MCPcontext engineeringAIdeveloper experienceguardrails

When I bring AI into a developer workflow today, the most common barrier isn't the model. It's context. A coding agent knows the public internet up to its training cutoff, but it doesn't know your internal system — your APIs, your data models, your business rules. With generic prompting you patch that by hand, over and over, and still only get it half right. This is where an MCP server comes in.

In this piece I explain what an MCP server is, why it's worth building your own instead of relying on prompts, and — most importantly — where the boundaries are: what AI is allowed to do and what it isn't.

What an MCP server is, without the hype

MCP (Model Context Protocol) is a standardized protocol that lets a coding agent connect to an external source. Think of it as a bridge between AI and your system — your API, database, internal docs, deploy pipeline.

Instead of AI guessing how your application works, it gets a clearly defined set of tools: "here's what you can call, here are the parameters, here's what you get back." No magic. It's an RPC layer with a description the model can understand.

What matters is what an MCP server isn't: it's not a model, it's not an "agent," and it's not a replacement for your logic. It's an adapter. All the intelligence stays where it was — in your code and in how you design your tools.

Why a custom server beats generic prompting

A generic prompt like "our API has an /orders endpoint, returns JSON with fields..." has three problems. It's fragile (the format drifts), it's expensive on tokens (context stuffed with descriptions), and above all it's non-deterministic — AI interprets it slightly differently every time.

A custom MCP server solves this by giving AI deterministic, safe access to your context:

  • Determinism — the get_order(id) tool returns structured data in the same shape every time. The model doesn't guess the schema, it's handed it.
  • Safety — you define what's exposed. AI doesn't see the whole database, only what you've given it as a tool.
  • Context savings — the tool description is short and unambiguous. You don't have to paste documentation into every prompt.
  • Auditability — every call goes through your server, so you can log it, throttle it, and inspect it.

In practice, what I do is encapsulate the business knowledge I'd otherwise repeat in a prompt once, into a tool. That's the move from software engineering to context engineering — the work isn't writing more code, it's giving AI properly shaped, bounded context.

Concrete use cases

Where a custom MCP server genuinely pays off for me:

  • Driving your own applications — AI can trigger a deploy, create a feature flag, or read out an environment's state through tools you've approved. Not through a shell where it can do anything.
  • Faster changes — when the agent knows what your entities look like and how they're validated, it generates edits that fit on the first try. Fewer review rounds.
  • Reading internal sources — internal wiki, ADRs, the database schema, runbooks. AI gets the answer from your source of truth, not from its memory.

The common thread: AI stops guessing and starts working with your actual system.

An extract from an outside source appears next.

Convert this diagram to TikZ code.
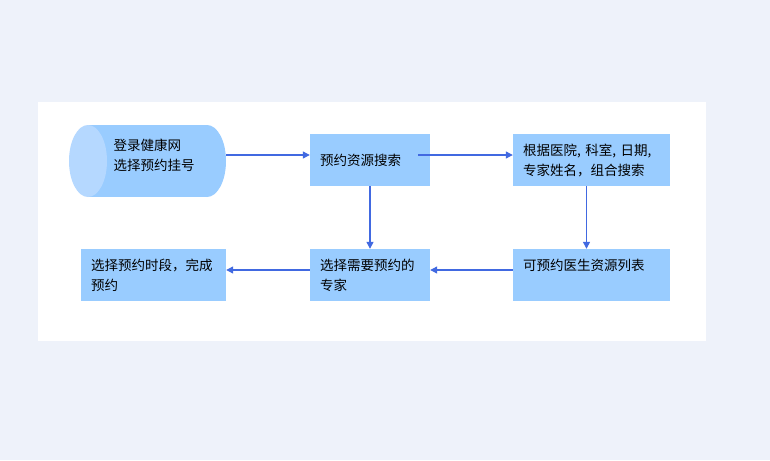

What a tool definition looks like

Here's an illustrative (generic, not from a real product) definition of a single read-only tool. Deliberately simple:

tool:
  name: get_order_status
  description: Returns the current status of an order by ID. Read-only.
  input:
    order_id:
      type: string
      required: true
  returns:
    status: enum[new, paid, shipped, cancelled]
    updated_at: datetime
  permissions:
    scope: read
    rate_limit: 60/min

The key thing is that the tool has a narrow contract: one purpose, clear inputs, clear outputs, explicit permissions. No generic run_query(sql) that would let AI reach anywhere.

Security and boundaries — what AI may not do

This is the part you don't skip. An MCP server puts AI's hands inside your system, so guardrails are part of the design, not an add-on.

The rules I stick to:

  • Default is read-only. Write and destructive operations are separate tools with explicit approval, ideally with human-in-the-loop confirmation.
  • No generic "run anything." Don't expose raw SQL, raw shell, or free-form HTTP. Every capability is a named tool with a narrow contract.
  • Least privilege. The server runs under an identity that sees only what it genuinely needs. Not under an admin token.
  • Log and rate-limit. Every call auditable. When something goes wrong, you want to know what and when.
  • Don't let sensitive data out. The server is where you mask PII and secrets before they reach the model's context.

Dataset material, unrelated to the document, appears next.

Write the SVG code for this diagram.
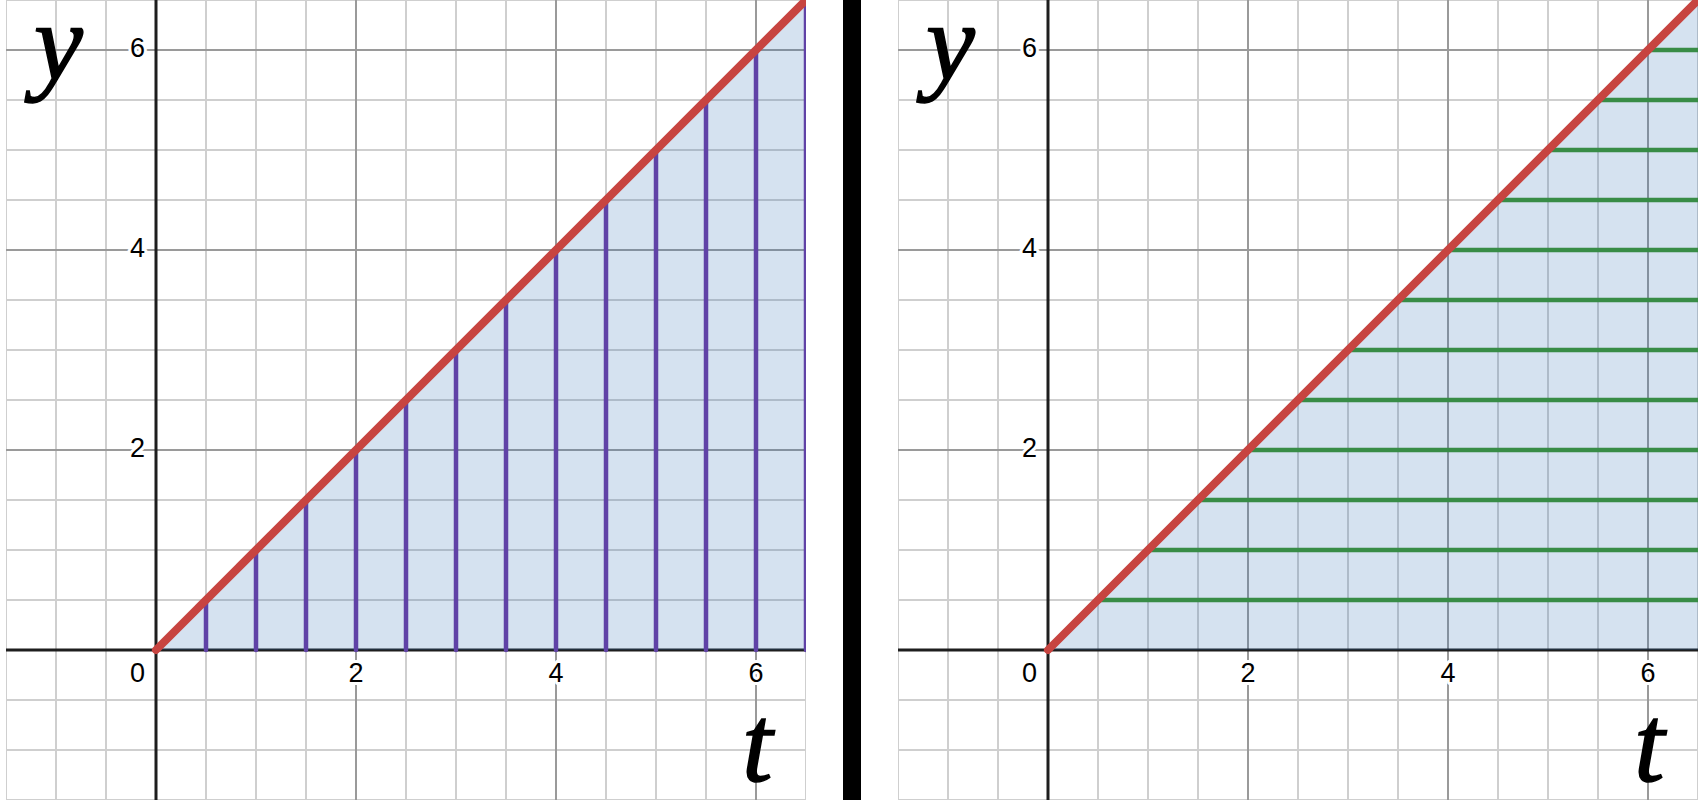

The goal fits in one line: deterministic, fast, safe. Determinism gives it shape, speed comes from AI not guessing, and safety comes from the boundaries being hard-coded into the server — not from hoping a prompt will keep the model in line.

If you're dealing with regulation, this isn't extra work: auditable calls and scope limits are exactly what you'll want when arguing your case around the EU AI Act and for internal compliance.

In closing

A custom MCP server isn't a fad. It's a practical layer that turns AI from a clever guesser into a tool with deterministic, bounded access to your system. You don't have to build ten servers at once — start with one read-only tool over the source your people reach for most, and mind the boundaries from the first commit. It's worth investing more in tool and guardrail design than in longer prompts. That's where the real work of context engineering lives.